As you get older, your hair begins to lose its thickness and volume. This is part of your hair's natural growth cycle, and might result in the shedding of a few strands. According to the American Academy of Dermatology it is normal for you to lose between 50 and 100 hair's in a day.
However it becomes a cause for concern if you begin to notice massive lumps of hair on your hair brush or clothes. Over time this excessive hair shedding could contribute to hair thinning which appears as sparse spots of hair on your head.
Thinning hair is not just a "men's problem" as you might think. Women are just as susceptible to thinning hair as men. In fact up to 50% will experience noticeable hair loss during their lifetime. In females depending on the severity and extent of hair loss, it is visible on the crown of the head.
In this article we are going to be looking at the factors that can increase your chances of experiencing this type of hair loss and the treatment.
Why Your hair may look thinner
Thinner hair may be due to a variety of factors such as lifestyle habits, aging, genetics, or underlying medical conditions. Let's look at each briefly;
Some lifestyle factors that can cause you to suffer from hair loss include:
● Experiencing Chronic Stress which is linked to the release of Cortisol, a stress hormone known to disrupt the ability of your hair follicle to grow.
● Overusing hair products that have an extreme hold or thermal styling tools at very high temperatures.
● Excessive hair treatments using chemical relaxers, perms, and dyes.
● Seborrheic dermatitis is a common skin condition that mainly affects your scalp. It causes scaly patches, red skin and stubborn dandruff and hair loss.

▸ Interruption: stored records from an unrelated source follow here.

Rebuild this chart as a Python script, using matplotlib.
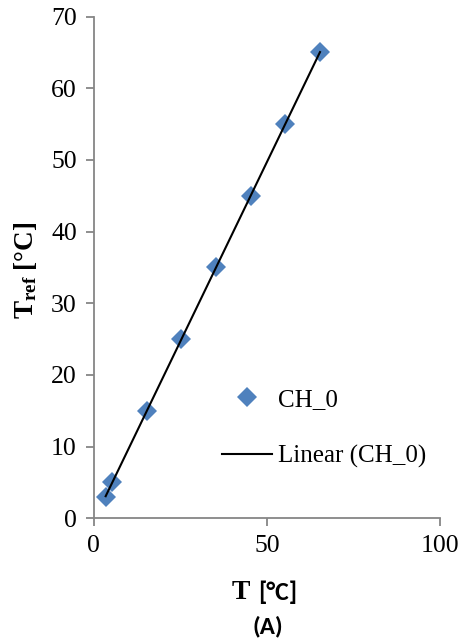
import numpy as np
import matplotlib
matplotlib.use("Agg")
import matplotlib.pyplot as plt
from matplotlib.lines import Line2D

# Measured channel temperature vs. reference temperature
t_meas = [3.5, 5.4, 15.4, 25.3, 35.2, 45.3, 55.3, 65.3]
t_ref = [3, 5, 15, 25, 35, 45, 55, 65]
series_name = "CH_0"
x_ticks = [0, 50, 100]
y_ticks = [0, 10, 20, 30, 40, 50, 60, 70]

serif = "Liberation Serif"
sans = ["Carlito", "Liberation Sans", "DejaVu Sans"]
blue = "#4F81BD"
axis_gray = "#868686"

plt.rcParams["mathtext.fontset"] = "custom"
plt.rcParams["mathtext.rm"] = serif
plt.rcParams["mathtext.it"] = serif + ":italic"
plt.rcParams["mathtext.bf"] = serif + ":bold"

fig = plt.figure(figsize=(4.63, 6.41), dpi=100)
ax = fig.add_axes([0.202, 0.1914, 0.749, 0.7826])

ax.plot(t_meas, t_ref, linestyle="none", marker="D", markersize=10,
        color=blue, markeredgewidth=0, zorder=2, label=series_name)

# Least-squares linear trend line over the data range
slope, intercept = np.polyfit(t_meas, t_ref, 1)
xs = np.array([min(t_meas), max(t_meas)])
ax.plot(xs, slope * xs + intercept, color="black", linewidth=1.5, zorder=3,
        label="Linear (%s)" % series_name)

ax.set_xlim(x_ticks[0], x_ticks[-1])
ax.set_ylim(y_ticks[0], y_ticks[-1])
ax.set_xticks(x_ticks)
ax.set_yticks(y_ticks)
for s in ("top", "right"):
    ax.spines[s].set_visible(False)
for s in ("left", "bottom"):
    ax.spines[s].set_color(axis_gray)
    ax.spines[s].set_linewidth(1.3)
ax.tick_params(direction="out", length=6, width=1.3, color=axis_gray,
               labelsize=18.5, pad=6)
for lab in ax.get_xticklabels() + ax.get_yticklabels():
    lab.set_fontfamily(serif)

handles = [Line2D([], [], linestyle="none", marker="D", markersize=10,
                  color=blue, markeredgewidth=0),
           Line2D([], [], color="black", linewidth=1.5)]
ax.legend(handles, [series_name, "Linear (%s)" % series_name],
          loc="upper left", bbox_to_anchor=(0.37, 0.259), frameon=False,
          borderpad=0, borderaxespad=0, handlelength=2.0, handletextpad=0.25,
          labelspacing=1.35, prop={"family": serif, "size": 18})

# Axis titles
fig.text(0.054, 0.578, r"$\mathbf{T_{ref}}$ [°C]", rotation=90, ha="center",
         va="center", fontsize=19.5, fontweight="bold", fontfamily=serif)
fig.text(0.541, 0.076, "T", ha="right", va="center", fontsize=20,
         fontweight="bold", fontfamily=serif)
fig.text(0.558, 0.076, "[°C]", ha="left", va="center", fontsize=18.5,
         fontweight="bold", fontfamily=sans)
fig.text(0.578, 0.023, "(A)", ha="center", va="center", fontsize=18,
         fontweight="bold", fontfamily=sans)

fig.savefig("out.png", dpi=100)
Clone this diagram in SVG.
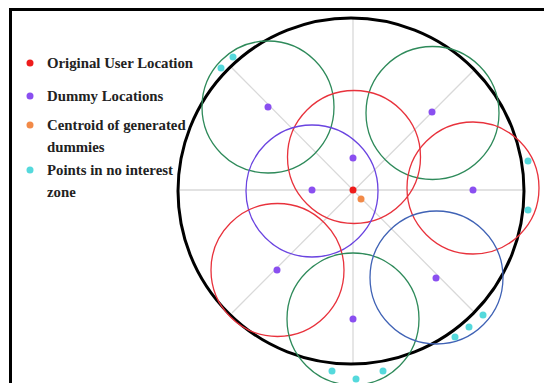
<svg xmlns="http://www.w3.org/2000/svg" width="544" height="383" viewBox="0 0 544 383">
<style>
.lbl{font-family:"Liberation Serif","Times New Roman",serif;font-weight:bold;font-size:14.8px;fill:#222}
.g{fill:none;stroke:#d9d9d9;stroke-width:1.3}
.c{fill:none;stroke-width:1.3}
.red{stroke:#e8323c}.grn{stroke:#2e8a5a}.pur{stroke:#6a44e0}.blu{stroke:#3f62b5}
.dr{fill:#ee1c1c}.dp{fill:#8a4ff0}.do{fill:#f28a48}.dc{fill:#55d9dc}
</style>
<rect x="0" y="0" width="544" height="383" fill="#fff"/>
<rect x="10.5" y="9.5" width="600" height="400" fill="none" stroke="#000" stroke-width="3"/>
<g id="guides">
<line class="g" x1="180" y1="190" x2="524" y2="190"/>
<line class="g" x1="353" y1="17" x2="353" y2="365"/>
<line class="g" x1="232" y1="68" x2="474" y2="312"/>
<line class="g" x1="474" y1="70" x2="232" y2="313"/>
</g>
<g id="boundary"><circle cx="351" cy="191" r="173" fill="none" stroke="#000" stroke-width="3"/></g>
<g id="zones">
<circle class="c grn" cx="268" cy="107" r="66"/>
<circle class="c grn" cx="432.5" cy="113" r="66.5"/>
<circle class="c red" cx="354" cy="157" r="66.5"/>
<circle class="c pur" cx="312" cy="191" r="66"/>
<circle class="c red" cx="473" cy="188" r="66"/>
<circle class="c red" cx="277.5" cy="270" r="66.5"/>
<circle class="c grn" cx="353" cy="319" r="66"/>
<circle class="c blu" cx="436.5" cy="277.5" r="66.5"/>
</g>
<g id="points">
<circle class="dp" cx="268" cy="107" r="3.5"/>
<circle class="dp" cx="432" cy="112" r="3.5"/>
<circle class="dp" cx="353" cy="158" r="3.5"/>
<circle class="dp" cx="312" cy="190" r="3.5"/>
<circle class="dp" cx="473" cy="190" r="3.5"/>
<circle class="dp" cx="277" cy="270" r="3.5"/>
<circle class="dp" cx="353" cy="319" r="3.5"/>
<circle class="dp" cx="436" cy="278" r="3.5"/>
<circle class="dr" cx="353" cy="190" r="3.5"/>
<circle class="do" cx="361" cy="199" r="3.5"/>
<circle class="dc" cx="221" cy="68" r="3.5"/>
<circle class="dc" cx="233" cy="57" r="3.5"/>
<circle class="dc" cx="528" cy="161" r="3.5"/>
<circle class="dc" cx="528" cy="210" r="3.5"/>
<circle class="dc" cx="483" cy="315" r="3.5"/>
<circle class="dc" cx="469" cy="327" r="3.5"/>
<circle class="dc" cx="455" cy="337" r="3.5"/>
<circle class="dc" cx="383" cy="371" r="3.5"/>
<circle class="dc" cx="332" cy="371" r="3.5"/>
<circle class="dc" cx="356" cy="379" r="3.5"/>
</g>
<g id="legend">
<circle class="dr" cx="30" cy="63" r="3.5"/>
<text class="lbl" x="47" y="68">Original User Location</text>
<circle class="dp" cx="30" cy="96" r="3.5"/>
<text class="lbl" x="47" y="101">Dummy Locations</text>
<circle class="do" cx="30" cy="125" r="3.5"/>
<text class="lbl" x="47" y="130">Centroid of generated</text>
<text class="lbl" x="47" y="152">dummies</text>
<circle class="dc" cx="30" cy="170" r="3.5"/>
<text class="lbl" x="47" y="175">Points in no interest</text>
<text class="lbl" x="47" y="197">zone</text>
</g>
</svg>
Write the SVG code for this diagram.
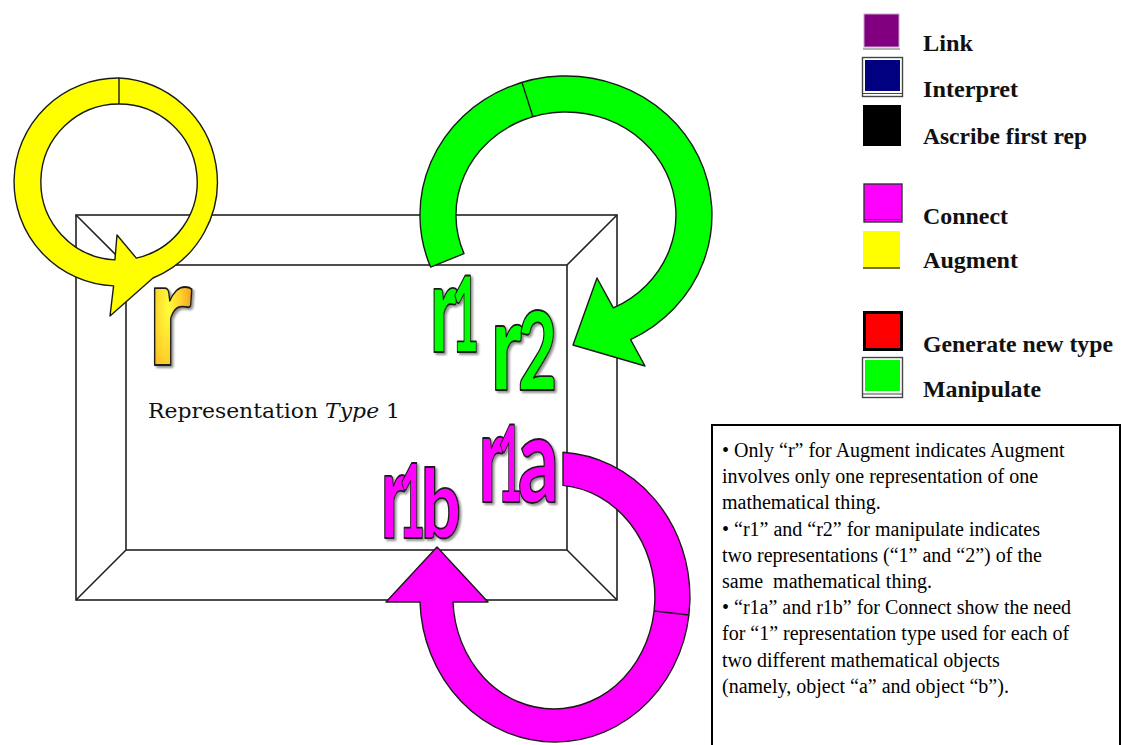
<svg xmlns="http://www.w3.org/2000/svg" width="1123" height="745" viewBox="0 0 1123 745">
  <style>
    .frame { fill: none; stroke: #222; stroke-width: 1.6; }
    .band { fill-rule: evenodd; stroke: #1a1a1a; stroke-width: 1.4; stroke-linejoin: round; }
    .seam { fill: none; stroke: #1a1a1a; stroke-width: 1.4; }
    .tag { font-family: Lato, Inter, Roboto, "Liberation Sans", sans-serif; font-weight: 900; stroke: #1a1a1a; stroke-width: 1.8; stroke-linejoin: round; filter: url(#shade); }
    .legend { font-family: "Liberation Serif", "Times New Roman", serif; font-weight: bold; font-size: 23px; fill: #111; }
    .note { font-family: "Liberation Serif", "Times New Roman", serif; font-size: 20px; fill: #000; white-space: pre; }
  </style>
  <defs>
    <filter id="shade" x="-20%" y="-20%" width="150%" height="150%">
      <feDropShadow dx="2" dy="2" stdDeviation="1.2" flood-color="#777" flood-opacity="0.8"/>
    </filter>
    <radialGradient id="glow" cx="0.45" cy="0.5" r="0.65">
      <stop offset="0" stop-color="#ffff3a"/>
      <stop offset="0.45" stop-color="#ffd22a"/>
      <stop offset="1" stop-color="#f0901c"/>
    </radialGradient>
  </defs>

  <rect width="1123" height="745" fill="#fff"/>

  <!-- bevelled frame of the representation type -->
  <g id="frame">
    <rect class="frame" x="76" y="215" width="541" height="385"/>
    <rect class="frame" x="126" y="265" width="441" height="285"/>
    <path class="frame" d="M76,215 L126,265 M617,215 L567,265 M76,600 L126,550 M617,600 L567,550"/>
    <text x="148" y="418" font-family="DejaVu Serif, Liberation Serif, serif" font-size="20" fill="#111" textLength="252" lengthAdjust="spacingAndGlyphs">Representation <tspan font-style="italic">Type</tspan> 1</text>
  </g>

  <!-- looping arrows -->
  <g id="connectors">
    <g id="augment-loop">
      <path class="band" fill="#ffff00" d="M119,78 A104,104 0 0 0 113.6,285.9 L110,316 L153,278 A104,104 0 0 0 119,78 Z M119,104 A78,78 0 0 0 114.9,259.9 L117,235 L136.3,258.1 A78,78 0 0 0 119,104 Z"/>
      <path class="seam" d="M119,78 L119,104"/>
    </g>
    <g id="manipulate-loop">
      <path class="band" fill="#00ff00" d="M430.6,267.1 A146,139 0 1 1 630.6,339.6 L645,366 L573,345 L597,278 L613.3,307.9 A110,103 0 1 0 464,253.6 Z"/>
      <path class="seam" d="M522,82.4 L532.9,116.7"/>
    </g>
    <g id="connect-loop">
      <path class="band" fill="#ff00ff" d="M563,452.3 A135,145 0 1 1 420,602 L386,602 L437,547 L488,602 L453,602 A101,112 0 1 0 563,485.4 Z"/>
      <path class="seam" d="M654,611 L689,615"/>
    </g>
  </g>

  <!-- representation tags -->
  <g id="tag-r">
    <text class="tag" fill="url(#glow)" y="365"><tspan x="148" font-size="148" textLength="44" lengthAdjust="spacingAndGlyphs">r</tspan></text>
  </g>
  <g id="tag-r1">
    <text class="tag" fill="#00ff00" y="352"><tspan x="430" font-size="122" textLength="27" lengthAdjust="spacingAndGlyphs">r</tspan><tspan x="452" font-size="105" textLength="27" lengthAdjust="spacingAndGlyphs">1</tspan></text>
  </g>
  <g id="tag-r2">
    <text class="tag" fill="#00ff00" y="390"><tspan x="491" font-size="124" textLength="31" lengthAdjust="spacingAndGlyphs">r</tspan><tspan x="518" font-size="109" textLength="39" lengthAdjust="spacingAndGlyphs">2</tspan></text>
  </g>
  <g id="tag-r1a">
    <text class="tag" fill="#ff00ff" y="502"><tspan x="479" font-size="124" textLength="25" lengthAdjust="spacingAndGlyphs">r</tspan><tspan x="498" font-size="107" textLength="24" lengthAdjust="spacingAndGlyphs">1</tspan><tspan x="518" font-size="121" textLength="41" lengthAdjust="spacingAndGlyphs">a</tspan></text>
  </g>
  <g id="tag-r1b">
    <text class="tag" fill="#ff00ff" y="538"><tspan x="381" font-size="121" textLength="25" lengthAdjust="spacingAndGlyphs">r</tspan><tspan x="399" font-size="102" textLength="26" lengthAdjust="spacingAndGlyphs">1</tspan><tspan x="421" font-size="96" textLength="40" lengthAdjust="spacingAndGlyphs">b</tspan></text>
  </g>

  <!-- key of process colours -->
  <g id="legend">
    <g id="key-link">
      <rect x="864" y="14" width="35" height="33" fill="#800080" stroke="#c9a6c9" stroke-width="1"/>
      <line x1="863" y1="49" x2="900" y2="49" stroke="#666" stroke-width="1.2"/>
      <text class="legend" x="923" y="51" textLength="50" lengthAdjust="spacingAndGlyphs">Link</text>
    </g>
    <g id="key-interpret">
      <rect x="862.5" y="57.5" width="40" height="39" fill="#fff" stroke="#444" stroke-width="1.4"/>
      <rect x="865" y="60" width="35" height="31" fill="#000080"/>
      <line x1="862" y1="93.5" x2="903" y2="93.5" stroke="#444" stroke-width="1.2"/>
      <text class="legend" x="923" y="97" textLength="95" lengthAdjust="spacingAndGlyphs">Interpret</text>
    </g>
    <g id="key-ascribe">
      <rect x="863" y="105" width="38" height="41" fill="#000"/>
      <text class="legend" x="923" y="144" textLength="164" lengthAdjust="spacingAndGlyphs">Ascribe first rep</text>
    </g>
    <g id="key-connect">
      <rect x="864" y="184" width="38" height="38" fill="#ff00ff" stroke="#333" stroke-width="1.4"/>
      <line x1="864" y1="219.5" x2="902" y2="219.5" stroke="#333" stroke-width="1"/>
      <text class="legend" x="923" y="224" textLength="85" lengthAdjust="spacingAndGlyphs">Connect</text>
    </g>
    <g id="key-augment">
      <rect x="863" y="231" width="37" height="38" fill="#ffff00"/>
      <line x1="863" y1="268" x2="900" y2="268" stroke="#444" stroke-width="1.5"/>
      <text class="legend" x="923" y="268" textLength="95" lengthAdjust="spacingAndGlyphs">Augment</text>
    </g>
    <g id="key-generate">
      <rect x="864.5" y="312.5" width="37" height="37" fill="#ff0000" stroke="#000" stroke-width="3"/>
      <text class="legend" x="923" y="352" textLength="190" lengthAdjust="spacingAndGlyphs">Generate new type</text>
    </g>
    <g id="key-manipulate">
      <rect x="862.5" y="357.5" width="40" height="40" fill="#fff" stroke="#444" stroke-width="1.4"/>
      <rect x="865" y="360" width="35" height="31" fill="#00ff00"/>
      <line x1="862" y1="394" x2="903" y2="394" stroke="#444" stroke-width="1.2"/>
      <text class="legend" x="923" y="397" textLength="118" lengthAdjust="spacingAndGlyphs">Manipulate</text>
    </g>
  </g>

  <!-- explanatory notes -->
  <g id="notes">
    <rect x="712" y="425" width="408" height="340" fill="#fff" stroke="#000" stroke-width="2"/>
    <text class="note" x="722" y="457">• Only “r” for Augment indicates Augment</text>
    <text class="note" x="722" y="483.2">involves only one representation of one</text>
    <text class="note" x="722" y="509.4">mathematical thing.</text>
    <text class="note" x="722" y="535.6">• “r1” and “r2” for manipulate indicates</text>
    <text class="note" x="722" y="561.8">two representations (“1” and “2”) of the</text>
    <text class="note" x="722" y="588">same  mathematical thing.</text>
    <text class="note" x="722" y="614.2">• “r1a” and r1b” for Connect show the need</text>
    <text class="note" x="722" y="640.4">for “1” representation type used for each of</text>
    <text class="note" x="722" y="666.6">two different mathematical objects</text>
    <text class="note" x="722" y="692.8">(namely, object “a” and object “b”).</text>
  </g>
</svg>
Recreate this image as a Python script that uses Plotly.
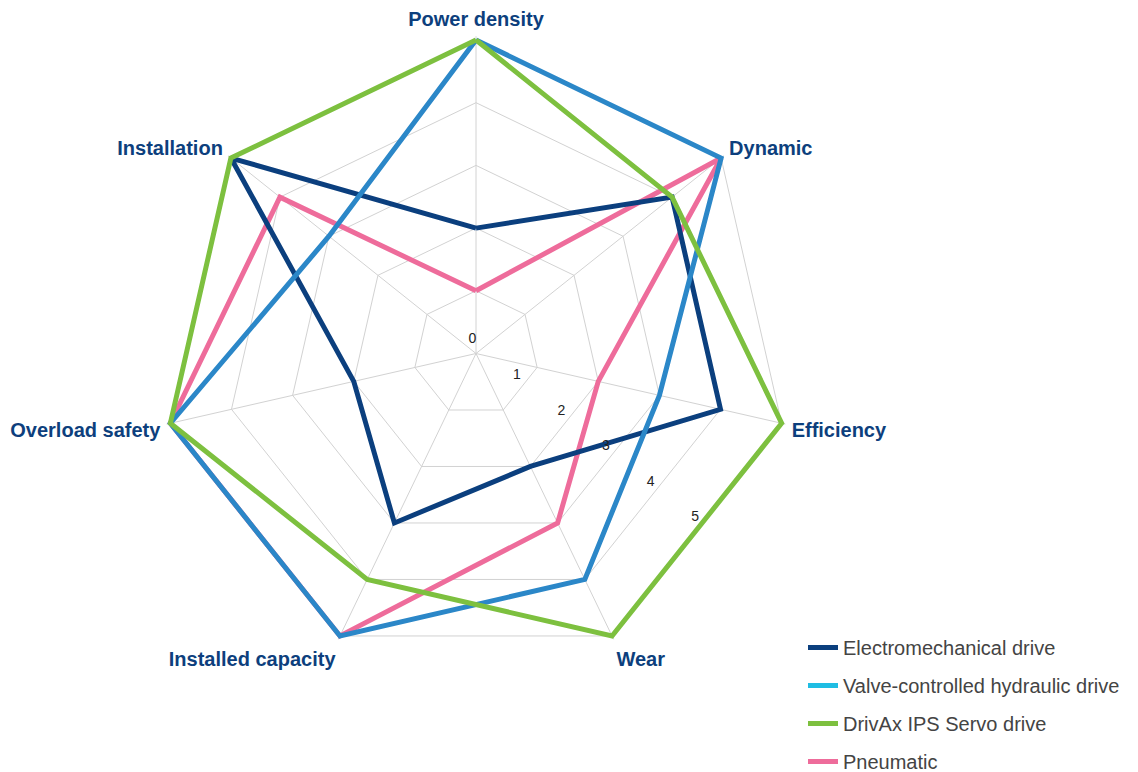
import plotly.graph_objects as go

categories = ["Power density", "Dynamic", "Efficiency", "Wear",
              "Installed capacity", "Overload safety", "Installation"]

electromechanical = [2, 4, 4, 2, 3, 2, 5]
hydraulic = [5, 5, 3, 4, 5, 5, 3]
drivax = [5, 4, 5, 5, 4, 5, 5]
pneumatic = [1, 5, 2, 3, 5, 5, 4]

radial_ticks = [0, 1, 2, 3, 4, 5]

NAVY = "#0b3f7e"
BLUE = "#2b87c8"
CYAN = "#1fbde3"
GREEN = "#7dc03f"
PINK = "#ee6c9b"
LABEL = "#0d3f7d"
GRID = "#d2d2d2"
FONT = "Liberation Sans, Arial, sans-serif"

W, H = 1130, 773  # page body adds an 8px margin inside the 1138x772 window
RMAX = 5.06       # a little headroom so the thick outer lines are not clipped
AXIS_ANGLE = -38.57


def closed(vals):
    return list(vals) + [vals[0]]


cats_closed = closed(categories)

fig = go.Figure()

common = dict(theta=cats_closed, mode="lines", hoverinfo="skip")

# drawing order: pink, navy, blue, green (green on top)
fig.add_trace(go.Scatterpolar(r=closed(pneumatic), name="Pneumatic",
                              line=dict(color=PINK, width=5),
                              legendrank=4, legendgroup="d", **common))
fig.add_trace(go.Scatterpolar(r=closed(electromechanical), name="Electromechanical drive",
                              line=dict(color=NAVY, width=5),
                              legendrank=1, legendgroup="a", **common))
fig.add_trace(go.Scatterpolar(r=closed(hydraulic), name="Valve-controlled hydraulic drive",
                              line=dict(color=BLUE, width=5), showlegend=False,
                              legendgroup="b", **common))
# legend swatch for the hydraulic drive is the lighter cyan
fig.add_trace(go.Scatterpolar(r=[None], theta=[categories[0]], mode="lines",
                              name="Valve-controlled hydraulic drive",
                              line=dict(color=CYAN, width=5), hoverinfo="skip",
                              legendrank=2, legendgroup="b"))
fig.add_trace(go.Scatterpolar(r=closed(drivax), name="DrivAx IPS Servo drive",
                              line=dict(color=GREEN, width=5),
                              legendrank=3, legendgroup="c", **common))
# helper subplot carrying only the radial tick labels
fig.add_trace(go.Scatterpolar(r=[None], theta=[0], mode="lines", subplot="polar2",
                              showlegend=False, hoverinfo="skip"))

cx, cy, R5 = 468.0, 345.5, 313.5
R = R5 * RMAX / 5
dom = dict(x=[(cx - R) / W, (cx + R) / W], y=[1 - (cy + R) / H, 1 - (cy - R) / H])

# tick-label subplot: slightly offset centre, 57 px per unit
lx, ly = cx - 14, cy - 9
dom2 = dict(x=[(lx - R) / W, (lx + R) / W], y=[1 - (ly + R) / H, 1 - (ly - R) / H])
label_range = R / 57.0

fig.update_layout(
    width=W, height=H,
    margin=dict(l=0, r=0, t=0, b=0),
    paper_bgcolor="white",
    plot_bgcolor="white",
    font=dict(family=FONT),
    polar=dict(
        domain=dom,
        bgcolor="white",
        gridshape="linear",
        angularaxis=dict(
            direction="clockwise", rotation=90,
            categoryorder="array", categoryarray=categories,
            showline=False,
            gridcolor=GRID, gridwidth=1,
            ticks="outside", ticklen=2, tickcolor="rgba(0,0,0,0)",
            tickfont=dict(size=20, color=LABEL, weight="bold", family=FONT),
        ),
        radialaxis=dict(
            range=[0, RMAX], tickvals=radial_ticks,
            angle=AXIS_ANGLE, showticklabels=False,
            showline=False, ticks="",
            gridcolor=GRID, gridwidth=1,
        ),
    ),
    polar2=dict(
        domain=dom2,
        bgcolor="rgba(0,0,0,0)",
        angularaxis=dict(visible=False, direction="clockwise", rotation=90),
        radialaxis=dict(
            range=[0, label_range], tickvals=radial_ticks,
            ticktext=[str(t) for t in radial_ticks],
            angle=AXIS_ANGLE, side="counterclockwise", tickangle=AXIS_ANGLE,
            showline=False, showgrid=False, ticks="",
            tickfont=dict(size=14, color="#222222", family=FONT),
        ),
    ),
    legend=dict(
        x=795 / W, xanchor="left", y=0.0, yanchor="bottom",
        font=dict(size=20, color="#444444", family=FONT),
        tracegroupgap=9,
        bgcolor="rgba(0,0,0,0)",
    ),
    showlegend=True,
)

fig.write_html("out.html")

● Wearing tight hairstyles that pull too tightly on your scalp.
● Deficiency in certain nutrients such as biotin, zinc, iron, protein and other minerals.
● Taking certain medications.
Some hereditary or underlying medical conditions can cause you to experience hair loss. These include;
● A skin infection or disorder
● An immune system deficiency
● A vitamin D deficiency
● Recent childbirth
● Hormonal changes
● Inflammatory scalp conditions like psoriasis or eczema
Inheriting certain genes from one or both of your parents can increase your chances of experiencing hair loss. It is known as androgenetic alopecia or female pattern hair loss and often begins when you're in your 40s or 50s.
As you age you may experience slower hair growth. If the rate of hair loss is faster than rate of new hair growth, it will appear as thinner hair. Hormonal changes that occur during menopause may also trigger hair loss.
What to do about it
A quick search on the Internet will reveal a myriad of miracle working solutions to stop hair loss or regrow hair. The solution you opt in for depends largely on the underlying cause of your hair loss.
If you are experiencing patchy hair loss and/or a receding hairline, your hair thinning may be due to a medical condition. On this note, be sure to talk with your doctor first. They are most likely to prescribe hair loss treatment such as Spironolactone (Aldactone) or Finasteride (Propecia).
On the other hand, if its due to one or more of the lifestyle factors then you should consider;
● Laser therapy (At home or In-office)
● Taking Multivitamins - if you have a nutrient deficiency
● Using Anti-fungal shampoo - to prevent itching and flaking which can pull hair out from the root
● Stimulate hair growth - Getting a scalp massage and introduce root stimulating ingredients like arnica oil
Losing your hair is a devastating experience and it is best to stay informed on the what and why to enable you to manage any situation that may arise on time.